■ **What the task asks**:
Go through the entries below and print each one exactly, leaving out pictures.

Collection entries
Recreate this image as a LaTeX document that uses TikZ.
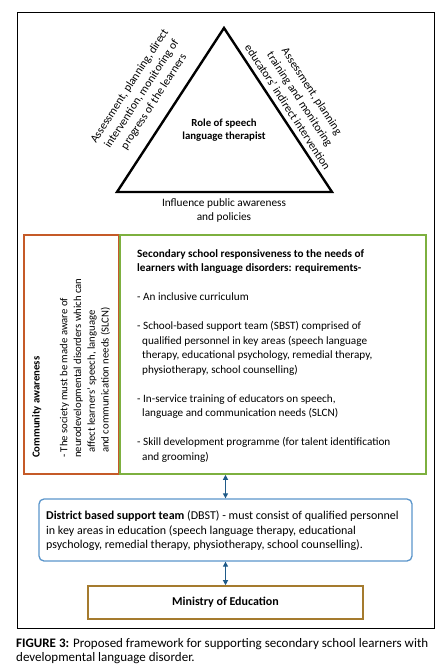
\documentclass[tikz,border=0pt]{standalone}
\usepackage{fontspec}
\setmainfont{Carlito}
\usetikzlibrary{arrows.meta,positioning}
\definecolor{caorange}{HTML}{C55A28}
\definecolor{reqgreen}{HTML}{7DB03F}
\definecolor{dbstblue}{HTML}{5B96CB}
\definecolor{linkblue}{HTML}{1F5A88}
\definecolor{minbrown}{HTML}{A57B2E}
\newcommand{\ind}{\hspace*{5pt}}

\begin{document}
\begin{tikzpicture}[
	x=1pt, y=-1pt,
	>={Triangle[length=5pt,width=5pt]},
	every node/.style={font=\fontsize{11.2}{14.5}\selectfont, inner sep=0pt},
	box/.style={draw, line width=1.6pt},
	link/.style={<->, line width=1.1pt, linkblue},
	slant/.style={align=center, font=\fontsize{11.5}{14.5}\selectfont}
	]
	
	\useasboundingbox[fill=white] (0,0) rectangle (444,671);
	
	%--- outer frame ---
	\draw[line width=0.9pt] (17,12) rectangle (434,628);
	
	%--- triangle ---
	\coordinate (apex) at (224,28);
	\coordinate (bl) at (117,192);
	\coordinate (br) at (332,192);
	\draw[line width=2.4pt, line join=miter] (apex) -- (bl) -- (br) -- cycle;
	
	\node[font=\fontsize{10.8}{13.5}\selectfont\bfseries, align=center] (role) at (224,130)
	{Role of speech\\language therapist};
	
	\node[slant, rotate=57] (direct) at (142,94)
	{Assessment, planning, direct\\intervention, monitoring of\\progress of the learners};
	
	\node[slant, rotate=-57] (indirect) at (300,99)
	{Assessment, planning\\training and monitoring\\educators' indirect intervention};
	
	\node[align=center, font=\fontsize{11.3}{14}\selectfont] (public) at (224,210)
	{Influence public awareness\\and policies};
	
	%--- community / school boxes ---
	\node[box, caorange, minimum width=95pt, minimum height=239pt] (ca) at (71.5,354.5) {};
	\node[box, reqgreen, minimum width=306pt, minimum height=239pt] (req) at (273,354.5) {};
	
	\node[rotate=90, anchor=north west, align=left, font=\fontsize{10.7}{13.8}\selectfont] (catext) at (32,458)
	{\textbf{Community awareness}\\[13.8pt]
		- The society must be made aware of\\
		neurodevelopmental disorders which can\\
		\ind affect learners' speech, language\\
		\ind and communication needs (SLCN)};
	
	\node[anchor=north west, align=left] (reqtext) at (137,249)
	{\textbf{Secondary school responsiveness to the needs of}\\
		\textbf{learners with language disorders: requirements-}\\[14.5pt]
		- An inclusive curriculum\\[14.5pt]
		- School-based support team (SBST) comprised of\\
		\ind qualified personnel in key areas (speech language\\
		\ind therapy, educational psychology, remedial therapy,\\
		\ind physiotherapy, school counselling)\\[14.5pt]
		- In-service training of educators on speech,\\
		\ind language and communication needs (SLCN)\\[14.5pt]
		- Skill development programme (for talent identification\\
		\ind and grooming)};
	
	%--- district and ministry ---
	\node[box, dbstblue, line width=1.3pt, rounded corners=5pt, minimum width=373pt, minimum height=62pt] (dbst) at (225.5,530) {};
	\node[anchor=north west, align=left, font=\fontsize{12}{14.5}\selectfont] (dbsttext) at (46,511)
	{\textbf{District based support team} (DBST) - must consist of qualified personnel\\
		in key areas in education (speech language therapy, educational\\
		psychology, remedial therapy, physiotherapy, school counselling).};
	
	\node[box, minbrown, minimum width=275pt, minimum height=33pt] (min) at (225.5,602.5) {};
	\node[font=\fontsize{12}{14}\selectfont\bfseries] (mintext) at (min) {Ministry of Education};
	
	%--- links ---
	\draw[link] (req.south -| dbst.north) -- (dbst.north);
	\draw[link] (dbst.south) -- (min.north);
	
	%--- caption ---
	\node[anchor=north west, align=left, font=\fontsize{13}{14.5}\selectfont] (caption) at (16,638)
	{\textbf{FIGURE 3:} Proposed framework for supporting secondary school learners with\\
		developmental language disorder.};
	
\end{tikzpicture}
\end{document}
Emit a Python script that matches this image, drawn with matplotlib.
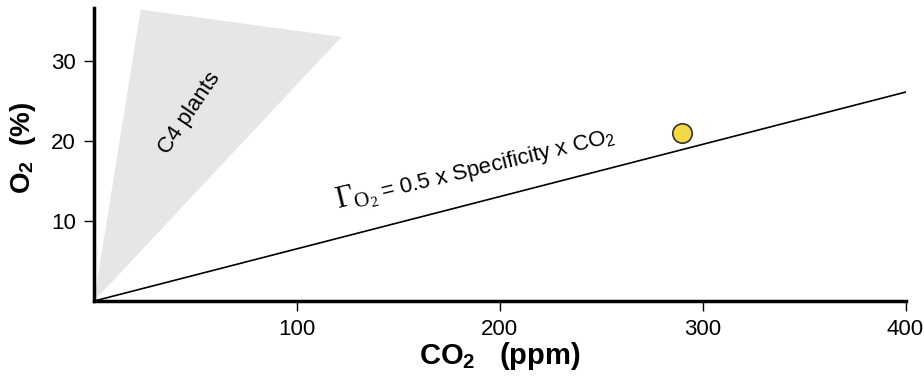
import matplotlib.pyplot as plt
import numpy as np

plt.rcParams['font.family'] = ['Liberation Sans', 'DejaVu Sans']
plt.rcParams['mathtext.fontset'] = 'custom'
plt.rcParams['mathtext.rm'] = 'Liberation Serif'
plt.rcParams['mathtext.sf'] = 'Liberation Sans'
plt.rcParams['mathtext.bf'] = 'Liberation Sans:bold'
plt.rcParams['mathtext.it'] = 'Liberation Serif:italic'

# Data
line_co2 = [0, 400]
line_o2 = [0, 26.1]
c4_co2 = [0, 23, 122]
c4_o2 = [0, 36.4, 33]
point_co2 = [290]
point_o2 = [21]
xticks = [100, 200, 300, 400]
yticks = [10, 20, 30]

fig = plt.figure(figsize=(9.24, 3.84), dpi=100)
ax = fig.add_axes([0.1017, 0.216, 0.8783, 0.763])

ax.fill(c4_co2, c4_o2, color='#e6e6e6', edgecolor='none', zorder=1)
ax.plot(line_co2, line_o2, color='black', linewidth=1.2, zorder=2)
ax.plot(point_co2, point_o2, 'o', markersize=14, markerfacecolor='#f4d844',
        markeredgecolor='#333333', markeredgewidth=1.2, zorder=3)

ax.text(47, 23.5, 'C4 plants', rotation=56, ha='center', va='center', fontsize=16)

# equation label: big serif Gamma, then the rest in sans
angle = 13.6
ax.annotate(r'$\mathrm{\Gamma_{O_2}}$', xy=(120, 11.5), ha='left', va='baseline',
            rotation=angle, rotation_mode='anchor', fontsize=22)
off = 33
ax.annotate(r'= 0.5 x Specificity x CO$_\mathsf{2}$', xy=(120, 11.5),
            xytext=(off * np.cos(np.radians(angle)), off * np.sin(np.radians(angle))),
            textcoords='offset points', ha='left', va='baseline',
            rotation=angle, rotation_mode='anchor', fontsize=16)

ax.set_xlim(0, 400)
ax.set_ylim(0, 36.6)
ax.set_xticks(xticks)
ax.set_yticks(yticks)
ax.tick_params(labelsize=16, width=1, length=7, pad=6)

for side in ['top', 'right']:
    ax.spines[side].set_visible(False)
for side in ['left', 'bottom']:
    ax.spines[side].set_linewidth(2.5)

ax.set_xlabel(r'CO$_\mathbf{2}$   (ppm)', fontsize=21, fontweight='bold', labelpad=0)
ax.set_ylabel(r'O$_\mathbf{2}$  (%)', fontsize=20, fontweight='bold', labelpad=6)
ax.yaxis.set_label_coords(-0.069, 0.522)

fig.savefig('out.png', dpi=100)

■ **Correct response**:
Recreate this image as a LaTeX document that uses TikZ.
\documentclass[tikz,border=0pt]{standalone}
\usepackage{fontspec}
\setmainfont{Carlito}
\usetikzlibrary{arrows.meta,positioning}
\definecolor{caorange}{HTML}{C55A28}
\definecolor{reqgreen}{HTML}{7DB03F}
\definecolor{dbstblue}{HTML}{5B96CB}
\definecolor{linkblue}{HTML}{1F5A88}
\definecolor{minbrown}{HTML}{A57B2E}
\newcommand{\ind}{\hspace*{5pt}}

\begin{document}
\begin{tikzpicture}[
	x=1pt, y=-1pt,
	>={Triangle[length=5pt,width=5pt]},
	every node/.style={font=\fontsize{11.2}{14.5}\selectfont, inner sep=0pt},
	box/.style={draw, line width=1.6pt},
	link/.style={<->, line width=1.1pt, linkblue},
	slant/.style={align=center, font=\fontsize{11.5}{14.5}\selectfont}
	]
	
	\useasboundingbox[fill=white] (0,0) rectangle (444,671);
	
	%--- outer frame ---
	\draw[line width=0.9pt] (17,12) rectangle (434,628);
	
	%--- triangle ---
	\coordinate (apex) at (224,28);
	\coordinate (bl) at (117,192);
	\coordinate (br) at (332,192);
	\draw[line width=2.4pt, line join=miter] (apex) -- (bl) -- (br) -- cycle;
	
	\node[font=\fontsize{10.8}{13.5}\selectfont\bfseries, align=center] (role) at (224,130)
	{Role of speech\\language therapist};
	
	\node[slant, rotate=57] (direct) at (142,94)
	{Assessment, planning, direct\\intervention, monitoring of\\progress of the learners};
	
	\node[slant, rotate=-57] (indirect) at (300,99)
	{Assessment, planning\\training and monitoring\\educators' indirect intervention};
	
	\node[align=center, font=\fontsize{11.3}{14}\selectfont] (public) at (224,210)
	{Influence public awareness\\and policies};
	
	%--- community / school boxes ---
	\node[box, caorange, minimum width=95pt, minimum height=239pt] (ca) at (71.5,354.5) {};
	\node[box, reqgreen, minimum width=306pt, minimum height=239pt] (req) at (273,354.5) {};
	
	\node[rotate=90, anchor=north west, align=left, font=\fontsize{10.7}{13.8}\selectfont] (catext) at (32,458)
	{\textbf{Community awareness}\\[13.8pt]
		- The society must be made aware of\\
		neurodevelopmental disorders which can\\
		\ind affect learners' speech, language\\
		\ind and communication needs (SLCN)};
	
	\node[anchor=north west, align=left] (reqtext) at (137,249)
	{\textbf{Secondary school responsiveness to the needs of}\\
		\textbf{learners with language disorders: requirements-}\\[14.5pt]
		- An inclusive curriculum\\[14.5pt]
		- School-based support team (SBST) comprised of\\
		\ind qualified personnel in key areas (speech language\\
		\ind therapy, educational psychology, remedial therapy,\\
		\ind physiotherapy, school counselling)\\[14.5pt]
		- In-service training of educators on speech,\\
		\ind language and communication needs (SLCN)\\[14.5pt]
		- Skill development programme (for talent identification\\
		\ind and grooming)};
	
	%--- district and ministry ---
	\node[box, dbstblue, line width=1.3pt, rounded corners=5pt, minimum width=373pt, minimum height=62pt] (dbst) at (225.5,530) {};
	\node[anchor=north west, align=left, font=\fontsize{12}{14.5}\selectfont] (dbsttext) at (46,511)
	{\textbf{District based support team} (DBST) - must consist of qualified personnel\\
		in key areas in education (speech language therapy, educational\\
		psychology, remedial therapy, physiotherapy, school counselling).};
	
	\node[box, minbrown, minimum width=275pt, minimum height=33pt] (min) at (225.5,602.5) {};
	\node[font=\fontsize{12}{14}\selectfont\bfseries] (mintext) at (min) {Ministry of Education};
	
	%--- links ---
	\draw[link] (req.south -| dbst.north) -- (dbst.north);
	\draw[link] (dbst.south) -- (min.north);
	
	%--- caption ---
	\node[anchor=north west, align=left, font=\fontsize{13}{14.5}\selectfont] (caption) at (16,638)
	{\textbf{FIGURE 3:} Proposed framework for supporting secondary school learners with\\
		developmental language disorder.};
	
\end{tikzpicture}
\end{document}
Emit a Python script that matches this image, drawn with matplotlib.
import matplotlib.pyplot as plt
import numpy as np

plt.rcParams['font.family'] = ['Liberation Sans', 'DejaVu Sans']
plt.rcParams['mathtext.fontset'] = 'custom'
plt.rcParams['mathtext.rm'] = 'Liberation Serif'
plt.rcParams['mathtext.sf'] = 'Liberation Sans'
plt.rcParams['mathtext.bf'] = 'Liberation Sans:bold'
plt.rcParams['mathtext.it'] = 'Liberation Serif:italic'

# Data
line_co2 = [0, 400]
line_o2 = [0, 26.1]
c4_co2 = [0, 23, 122]
c4_o2 = [0, 36.4, 33]
point_co2 = [290]
point_o2 = [21]
xticks = [100, 200, 300, 400]
yticks = [10, 20, 30]

fig = plt.figure(figsize=(9.24, 3.84), dpi=100)
ax = fig.add_axes([0.1017, 0.216, 0.8783, 0.763])

ax.fill(c4_co2, c4_o2, color='#e6e6e6', edgecolor='none', zorder=1)
ax.plot(line_co2, line_o2, color='black', linewidth=1.2, zorder=2)
ax.plot(point_co2, point_o2, 'o', markersize=14, markerfacecolor='#f4d844',
        markeredgecolor='#333333', markeredgewidth=1.2, zorder=3)

ax.text(47, 23.5, 'C4 plants', rotation=56, ha='center', va='center', fontsize=16)

# equation label: big serif Gamma, then the rest in sans
angle = 13.6
ax.annotate(r'$\mathrm{\Gamma_{O_2}}$', xy=(120, 11.5), ha='left', va='baseline',
            rotation=angle, rotation_mode='anchor', fontsize=22)
off = 33
ax.annotate(r'= 0.5 x Specificity x CO$_\mathsf{2}$', xy=(120, 11.5),
            xytext=(off * np.cos(np.radians(angle)), off * np.sin(np.radians(angle))),
            textcoords='offset points', ha='left', va='baseline',
            rotation=angle, rotation_mode='anchor', fontsize=16)

ax.set_xlim(0, 400)
ax.set_ylim(0, 36.6)
ax.set_xticks(xticks)
ax.set_yticks(yticks)
ax.tick_params(labelsize=16, width=1, length=7, pad=6)

for side in ['top', 'right']:
    ax.spines[side].set_visible(False)
for side in ['left', 'bottom']:
    ax.spines[side].set_linewidth(2.5)

ax.set_xlabel(r'CO$_\mathbf{2}$   (ppm)', fontsize=21, fontweight='bold', labelpad=0)
ax.set_ylabel(r'O$_\mathbf{2}$  (%)', fontsize=20, fontweight='bold', labelpad=6)
ax.yaxis.set_label_coords(-0.069, 0.522)

fig.savefig('out.png', dpi=100)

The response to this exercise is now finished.